Slayer – Hell Awaits – Inesorabile bisogno di uccidere.

Slayer – Hell Awaits

Anno: 1985

Paese di provenienza: USA

Genere: thrashdeath

Membri: Tom Araya – voce e basso; Kerry King – chitarra; Jeff Hanneman – chitarra; Dave Lombardo – batteria

Casa discografica: Metal Blade Records

  1. Hell Awaits
  2. Kill Again
  3. At Dawn They Sleep
  4. Praise Of Death
  5. Necrophiliac
  6. Crypts Of Eternity
  7. Hardening Of The Arteries

Quando ci si immerge lo si percepisce appena. Crepitii e mugolii prendono forma nel nulla, come se aprissimo gli occhi su un’oscurità che va pian piano diradandosi in un’illuminazione tenue che può nascondere solo cose immonde. Una caduta in picchiata, in un vuoto profondo secoli, lungo una parete di fuoco dove si scorgono creature mostruose e assetate di sangue e bramose di carne. Hell Awaits accentua i toni, li scurisce e scava in profondità nell’immaginario metal, che si fa’ sempre più tenebroso e violento.

Join us” al contrario echeggiano le voci disumane che agitano l’intro infinito della prima traccia, autentico gioiello della storia tutta del thrash. Tortuosi cambi di tempo e riff sferraglianti a completare tre minuti di crudele libidine elettrocaustica che prendono quota in un assalto tremendo di tupa tupa. Se l’evoluzione stilistica degli Slayer, apparentemente complessa e sempre più debitrice al metal classico di King Diamond, potrebbe far pensare ad un disinteresse per l’impatto, Kill Again lo smentisce.
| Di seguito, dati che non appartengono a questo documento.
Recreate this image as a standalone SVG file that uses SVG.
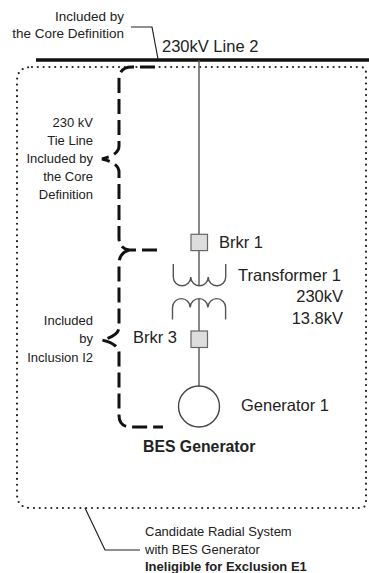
<svg xmlns="http://www.w3.org/2000/svg" width="369" height="573" viewBox="0 0 369 573">
<style>
text{font-family:"Liberation Sans",Arial,sans-serif;fill:#222}
.s{font-size:13px}
.l{font-size:16.5px}
.r{text-anchor:end}
.b{font-weight:bold}
.brace{fill:none;stroke:#111;stroke-width:3;stroke-dasharray:15 6}
.lead{fill:none;stroke:#222;stroke-width:1.2}
.wire{fill:none;stroke:#555;stroke-width:1.4}
.brk{fill:#ddd;stroke:#666;stroke-width:1.2}
</style>
<rect width="369" height="573" fill="#fff"/>
<g id="boundary">
<path d="M32,67 L360,67 Q366,67 366,73 L366,502 Q366,508 360,508 L31,508 Q17,508 17,494 L17,81 Q17,67 32,67 Z" fill="none" stroke="#222" stroke-width="2.2" stroke-dasharray="0 5.8" stroke-linecap="round"/>
</g>
<g id="bus">
<line x1="36" y1="60" x2="369" y2="60" stroke="#111" stroke-width="3.5"/>
<text class="l" x="162" y="52">230kV Line 2</text>
</g>
<g id="connectors">
<line class="wire" x1="199" y1="60" x2="199" y2="234"/>
<line class="wire" x1="199" y1="250.5" x2="199" y2="285"/>
<line class="wire" x1="199" y1="299" x2="199" y2="331"/>
<line class="wire" x1="199" y1="347.5" x2="199" y2="386"/>
<polyline class="lead" points="131,27 152,27 158,59"/>
<polyline class="lead" points="85,508 105,550 140,550"/>
<path class="brace" d="M155,67 L132,67 Q119,67 119,80 L119,146 Q119,155 102,159 Q119,163 119,172 L119,238 Q119,248 129,250 L160,250"/>
<path class="brace" d="M129,250 Q119,253 119,264 L119,327 Q119,336 102,340 Q119,344 119,353 L119,415 Q119,427 131,427 L163,427"/>
</g>
<g id="label-core">
<text class="s r" x="124" y="21" style="font-size:13.5px">Included by</text>
<text class="s r" x="124" y="38" style="font-size:13.5px">the Core Definition</text>
</g>
<g id="label-tie">
<text class="s r" x="93" y="127">230 kV</text>
<text class="s r" x="93" y="145">Tie Line</text>
<text class="s r" x="93" y="163">Included by</text>
<text class="s r" x="93" y="181">the Core</text>
<text class="s r" x="93" y="199">Definition</text>
</g>
<g id="brkr1">
<rect class="brk" x="191" y="234.3" width="16.5" height="16.3"/>
<text class="l" x="219" y="248">Brkr 1</text>
</g>
<g id="transformer1">
<path class="wire" d="M173.3,264 L173.3,277 A8.7,8.7 0 0 0 190.8,277 A8.7,8.7 0 0 0 208.2,277 A8.7,8.7 0 0 0 225.7,277 L225.7,264"/>
<path class="wire" d="M172.5,319.5 L172.5,307.5 A8.8,8.8 0 0 1 190.2,307.5 A8.8,8.8 0 0 1 207.9,307.5 A8.8,8.8 0 0 1 225.6,307.5 L225.6,319.5"/>
<text class="l" x="238" y="281">Transformer 1</text>
<text class="l r" x="343" y="302">230kV</text>
<text class="l r" x="343" y="324">13.8kV</text>
</g>
<g id="label-i2">
<text class="s r" x="93" y="325">Included</text>
<text class="s r" x="93" y="343">by</text>
<text class="s r" x="93" y="361.5">Inclusion I2</text>
</g>
<g id="brkr3">
<rect class="brk" x="191" y="331" width="16.5" height="16.5"/>
<text class="l" x="133" y="343">Brkr 3</text>
</g>
<g id="generator1">
<circle cx="199" cy="406.5" r="20.5" fill="#fff" stroke="#444" stroke-width="1.4"/>
<text class="l" x="241" y="411">Generator 1</text>
<text class="b" x="143" y="452" style="font-size:15.8px">BES Generator</text>
</g>
<g id="label-radial">
<text class="s" x="145" y="536">Candidate Radial System</text>
<text class="s" x="145" y="554">with BES Generator</text>
<text class="s b" x="145" y="571">Ineligible for Exclusion E1</text>
</g>
</svg>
Il primo riff, virulento e impietoso, ritorna su se stesso ben tre volte creando un climax perfetto per un’esplosione incontenibile di thrash metal letale. Un brano che trasuda da ogni poro un’attitudine criminale e una cattiveria difficilmente eguagliata, complice anche il perfetto approccio vocale di Araya, sempre più in preda ad una crisi psicotica. Assoli malati, urla da brividi, batteria implacabile, tutti gli ingredienti per la nascita di un capolavoro del metal estremo.

Il modo, totalmente inedito, in cui gli Slayer interpretarono il genere a questo punto, più cupo e ribassato, costituì una chiara fonte d’ispirazione per i musicisti che estremizzeranno il metal con la nascita del death metal. Notevolmente più lento, ma ugualmente mortifero, At Dawn They Sleep è un olocausto di accordi marci e purulenti, più perfidi di un vento fetido di morte. Perfetto proseguimento è il rutilante incedere di Praise Of Death, costruito su una rincorsa continua di chitarra e batteria, morbosa e lacerante. Il tutto guidato dal ritornello secco imprecato da Araya. Pregevole il continuo scambio di assoli, gli improvvisi cambi di riff, a rotta di collo, così come la crepitante interruzione quasi sul finire del pezzo, annegata nei lamenti di chitarra.

Necrophiliac non può che essere considerata la versione aggiornata di Tormentor, presente su Show No Mercy, oltre a farsi portatrice di momenti assolutamente malevoli e spietati. Schegge chitarristiche che si protendono verso l’ascoltatore come le tremolanti ossa di uno scheletro. Crypts Of Eternity è la fase più complessa ed articolata di Hell Awaits, e senza dubbio la più devota al metal più classico e tecnico. Quasi sette minuti di scambi imprevedibili che si scambiano in un’atmosfera spettrale e in una struttura sempre ragionata e mai fine a se stessa; almeno prima di esplodere in un’improvvisa accelerazione irresistibile! L’incedere infido di Hardening Of The Arteries ci incoraggia per assistere ad un’ultima serenata sibilante, senza grosse pretese ma con l’unica incontrastabile volontà di distruggere. Il brano, piuttosto breve rispetto agli altri, adempie perfettamente al suo dovere e ritorna al principio di quest’avventura abissale riprendendo l’intro di Hell Awaits. Un’opera magari passata sotto l’uscio dell’ascoltatore più legato alla perfezione sonora (che qui viene messa in secondo piano in favore di un approccio più grezzo), che gli Slayer raggiungeranno con i capitoli successivi guadagnando i favori del grande pubblico, ma di un’importanza e di un’ambizione che non possono essere trascurati. Per affezionati e puristi del genere Hell Awaits rimane oggi un punto fermo nella storia. 1985. Per tutti gli altri dovrebbe essere riconsiderato e capito per il suo fascino malvagio, contorto e blasfemo, a partire dalla copertina che rielabora in maniera truculenta ed ammaliante una tavola di Moebius. Se non è un capolavoro è la firma perfetta di un gruppo forse inconsapevolmente toccato da un’ispirazione… satanica.